U.S. Sen. Marco Rubio weighed in on Twitter: “When has a Democratic political activist been poisoned by the GOP, or vice versa? We are not the same as #Putin.” U.S. Sen. Ben Sasse said, “There is no moral equivalency between the United States of America, the greatest freedom living nation in the history of the world, and the murderous thugs that are in Putin’s defense of his cronyism.”
    
“Vladimir knew there was no moral equivalence between the United States and Putin’s Russia,” observed U.S. Sen. John McCain, the 2008 Republican presidential nominee, referenced the poisoning of Kara-Murza. “There is no moral equivalence between that butcher and thug and KGB colonel and the United States of America.”
    
Pence could and should have spoken with that type of clarity on Sunday. As for Trump, his motives are clandestine.
    
MSNBC “Morning Joe” host Joe Scarborough wrote a searing “snap out of it” Washington Post column Wednesday, saying, “President Trump’s claim that America is morally on par with Russia’s corrupt dystopian regime was so historically ignorant that even timid Republicans felt compelled to speak out this week. Perhaps that is because remaining silent in the face of such a morally disorienting claim would make them look like fools. Vladimir Putin is, after all, the same ruthless autocrat who kills journalists and political rivals who cross his path. He is also the same man who called the Soviet Union’s collapse “the greatest geopolitical catastrophe of the century.”
    
He notes that Putin’s dream of resurrecting of the Soviet Union by one invasion or annexation after another means reviving a regime that, according to Russian novelist and historian Aleksandr Solzhenitsyn, murdered 60 million of its own citizens.
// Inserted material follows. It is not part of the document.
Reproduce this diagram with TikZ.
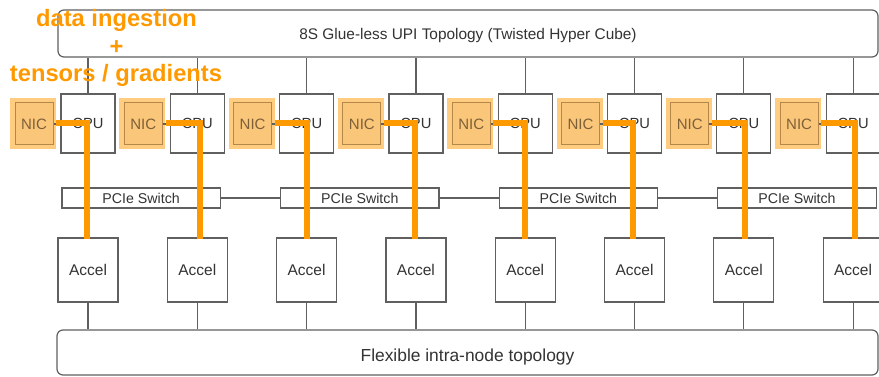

It is why citizens of the three Baltic nations are spending a weekend a month practicing for a coming guerilla war after the Russian tanks roll once more.
    
“If Trump would like a tightly controlled experiment to compare the moral might of America and Russia, Afghanistan is a useful case study,” Scarborough wrote. Following the 1979 Soviet invasion, 1 million people were killed, some with bombs and land mines planted around villages and farm fields. Following the 2001 U.S. entry, the country has experienced “the greatest degree of freedom” in modern times. “There is no moral equivalence between the United States and Russia,” Scarborough said. “That much is clear. What is not is why Trump would so gleefully continue to spread this dangerous lie.”
    
With the Trump/Pence regime already off to a staggering start, their rhetoric toward Putin becomes, as Winston Churchill once observed, our own 21st Century “riddle, wrapped in a mystery, inside an enigma.”